My main memory of Godfrey's work, though, isn't a green mutt trying to make peace with a pink cat, but the mellow yellow feline who knows everything about nothing. Again, the fact that the theme song is so catchy certainly helps, but it's Godfrey's own drawled narration and theshifty kohl-lined eyes of Rum Baa Baa, most evil sheep in all the world, that stick in the memory.  Was there no end to his ovine outrages? It takes a particular kind of wonderfully strange mind to reimagine silent film villains- complete with top hat and pencil moustache - as depraved farmyard animals.  Godfrey, we salute you.

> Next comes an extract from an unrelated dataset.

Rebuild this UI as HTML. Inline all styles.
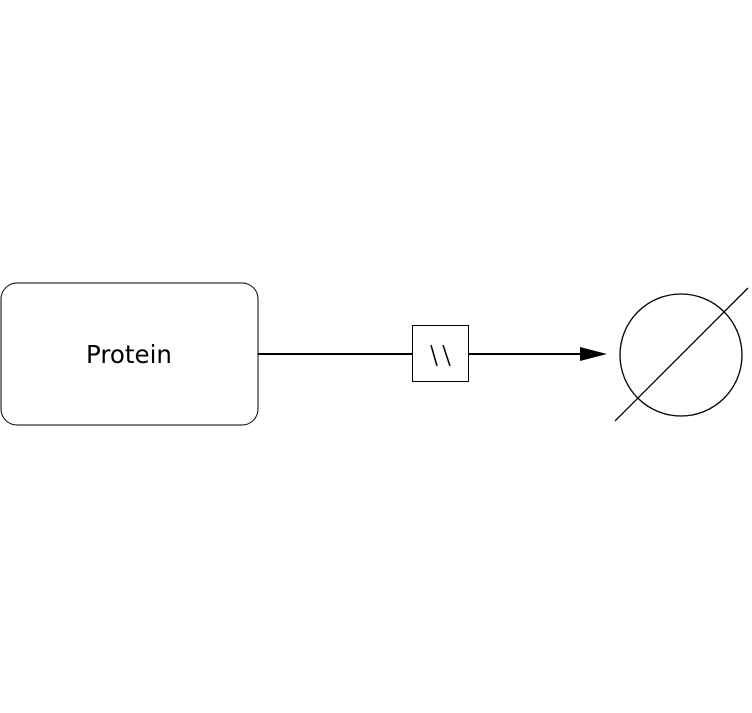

Spare a thought too for Allan Calhamer, inventor of Diplomacy, the genesis of which he describes in detail here, but basically seems to have been born from the desire to remodel chess so you could invade Tirol.  I have fond memories of this game from my misspent youth, particularly the occasion when we used drinking straws to fashion the tools used to push models around maps seen in basically every WWII film ever.  That was almost as much fun as ganging up on one poor guy, reducing him to a single army, and forcing him to write "Paris stands" as his only order whilst the rest of us vied for European supremacy.  Calhamer passed away one week ago, with his reputation amongst gamers secure.